This was a very fun show that I did with Lee Udal Bennion, Kathleen Paterson, and Sally Poet. This is my portion of the show, a few of the images are described below.
I love this sweet piece, based upon a phrase from the odes of Solomon, some of the earliest Christian Hymns. This one comes from ode #20.
"But put on the grace of the Lord generously, and come to His Paradise, and make for yourself a garland from His tree. Then put it on your head and be joyful, and recline upon His rest. For His glory will go before you; and you shall receive of His kindness and of His grace; and you shall be anointed in truth with the praise of His holiness."
The entire set of odes have been very intriguing to me, and inspired a series about "the anointing" a word synonymous with early christianity, since the very word "christ" and "christian" both come from the Greek work anointed. This frame was create by Rett Ashby.
This one is titled, "He that is Joined to Eternity" a poetic reference to the 3rd ode. Ma'at being synonymous with both Eternity and the female spouse. The osterich feather is the Ma'at symbol, as can be seen scripted above her head in similar fashion to the Egyptian heiroglyphic vingettes, the laurels being the symbol of coronation for men, achievable only through the marriage.
This one is comes from the first ode, although I prefer the other translation which says the Lord is upon my head like a wreathe, I will include the full translation from the gnostics:
- The Lord is on my head like a crown, and I shall never be without Him.
- Plaited for me is the crown of truth, and it caused Your branches to blossom in me.
- For it is not like a parched crown that blossoms not;
- For You live upon my head, and have blossomed upon me.
- Your fruits are full and complete; they are full of Your salvation....

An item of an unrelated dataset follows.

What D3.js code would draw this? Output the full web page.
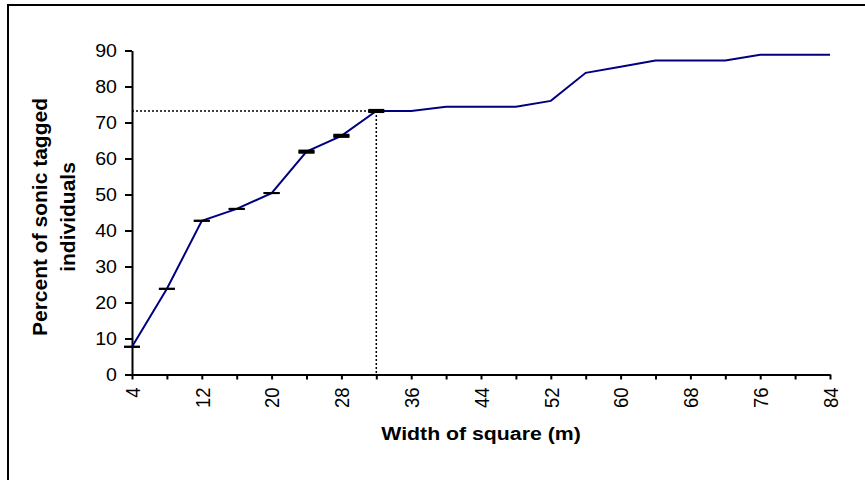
<!DOCTYPE html>
<html>
<head>
<meta charset="utf-8">
<script src="https://cdn.jsdelivr.net/npm/d3@7"></script>
<style>
  html, body { margin: 0; padding: 0; background: #fff; }
  svg { display: block; }
  text { font-family: "Liberation Sans", Arial, sans-serif; fill: #000; }
</style>
</head>
<body>
<svg id="chart" width="865" height="480"></svg>
<script>
// ---- data ----
const widths = [4, 8, 12, 16, 20, 24, 28, 32, 36, 40, 44, 48, 52, 56, 60, 64, 68, 72, 76, 80, 84];
const percent = [7.7, 23.8, 42.7, 46.0, 50.4, 61.9, 66.3, 73.2, 73.2, 74.4, 74.4, 74.4, 76.0, 83.8, 85.5, 87.2, 87.2, 87.2, 88.8, 88.8, 88.8];
const errWidths = [4, 8, 12, 16, 20, 24, 28, 32];
const errValues = [0, 0, 0, 0, 0, 0.3, 0.3, 0.3];
const xTickLabels = [4, 12, 20, 28, 36, 44, 52, 60, 68, 76, 84];
const yTickValues = [0, 10, 20, 30, 40, 50, 60, 70, 80, 90];
const refWidth = 32;
const refPercent = 73.2;
const xTitle = "Width of square (m)";
const yTitleLines = ["Percent of sonic tagged", "individuals"];

// ---- layout ----
const svg = d3.select("#chart");
const mLeft = 132, mRight = 830, mTop = 50.5, mBottom = 374.5;
const sx = 1.12; // horizontal stretch of the original raster

const x = d3.scaleLinear().domain([4, 84]).range([mLeft, mRight]);
const y = d3.scaleLinear().domain([0, 90]).range([mBottom, mTop]);

// outer frame
svg.append("rect")
  .attr("x", 8).attr("y", 5).attr("width", 900).attr("height", 500)
  .attr("fill", "none").attr("stroke", "#000").attr("stroke-width", 2);

// y axis
const yAxis = svg.append("g")
  .attr("transform", `translate(${mLeft},0)`)
  .call(d3.axisLeft(y).tickValues(yTickValues).tickSize(7).tickPadding(8).tickSizeOuter(0));
yAxis.select(".domain").attr("stroke", "#000").attr("stroke-width", 2);
yAxis.selectAll(".tick line").attr("stroke", "#000").attr("stroke-width", 2);
yAxis.selectAll(".tick text")
  .attr("font-size", 17.5)
  .attr("font-family", "Liberation Sans, Arial, sans-serif")
  .attr("x", -15 / sx)
  .attr("transform", `scale(${sx},1)`);

// x axis
const xAxis = svg.append("g")
  .attr("transform", `translate(0,${mBottom})`)
  .call(d3.axisBottom(x).tickValues(widths).tickSize(5).tickSizeOuter(0)
    .tickFormat(d => xTickLabels.includes(d) ? d : ""));
xAxis.select(".domain").attr("stroke", "#000").attr("stroke-width", 2);
xAxis.selectAll(".tick line").attr("stroke", "#000").attr("stroke-width", 2);
xAxis.selectAll(".tick text")
  .attr("font-size", 18.5)
  .attr("font-family", "Liberation Sans, Arial, sans-serif")
  .attr("text-anchor", "end")
  .attr("x", -13)
  .attr("y", 0)
  .attr("dy", "0.35em")
  .attr("transform", `scale(${sx},1) rotate(-90)`);

// reference dotted lines
svg.append("line")
  .attr("x1", x(4)).attr("x2", x(refWidth))
  .attr("y1", y(refPercent)).attr("y2", y(refPercent))
  .attr("stroke", "#000").attr("stroke-width", 1.5).attr("stroke-dasharray", "2,2");
svg.append("line")
  .attr("x1", x(refWidth)).attr("x2", x(refWidth))
  .attr("y1", y(refPercent)).attr("y2", y(0))
  .attr("stroke", "#000").attr("stroke-width", 1.5).attr("stroke-dasharray", "2,2");

// data line
const line = d3.line().x((d, i) => x(widths[i])).y(d => y(d));
svg.append("path")
  .datum(percent)
  .attr("d", line)
  .attr("fill", "none")
  .attr("stroke", "#000080")
  .attr("stroke-width", 2);

// error bars
const eb = svg.append("g");
errWidths.forEach((w, i) => {
  const v = percent[widths.indexOf(w)];
  const e = errValues[i];
  const cx = x(w);
  [v - e, v + e].forEach(val => {
    eb.append("line")
      .attr("x1", cx - 8).attr("x2", cx + 8)
      .attr("y1", y(val)).attr("y2", y(val))
      .attr("stroke", "#000").attr("stroke-width", 2);
  });
  if (e > 0) {
    eb.append("rect")
      .attr("x", cx - 8).attr("width", 16)
      .attr("y", y(v + e)).attr("height", y(v - e) - y(v + e))
      .attr("fill", "#000");
  }
});

// x title
svg.append("text")
  .attr("transform", `translate(${(mLeft + mRight) / 2},440) scale(${sx},1)`)
  .attr("text-anchor", "middle")
  .attr("font-size", 19)
  .attr("font-weight", "bold")
  .text(xTitle);

// y title
const yt = svg.append("text")
  .attr("transform", `translate(47,217) rotate(-90)`)
  .attr("text-anchor", "middle")
  .attr("font-size", 21)
  .attr("font-weight", "bold");
yTitleLines.forEach((t, i) => {
  yt.append("tspan").attr("x", 0).attr("y", i * 28).text(t);
});
</script>
</body>
</html>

The reason that I prefer the wreathe translation is the fact that the entire series of odes are not just hymns, but actually accompanied temple rituals, as Hugh Nibley explains in his fascinating book, the Message of the Joseph Smith Papyri. The constant reference to wreaths flowers and garland, is a doubling of the motifs of coronation with the motif of the Tree of Life, the later being synonymous both with the Garden of Eden and priesthood sealing ordinances.
"The Isle of Embracing" I've described this one in a post after the same name.
The show also included my larger painting Oh Morning Star, Make a Path for Me, As well as my "Glorious Mother Eve" painting, which has been explained in previous posts.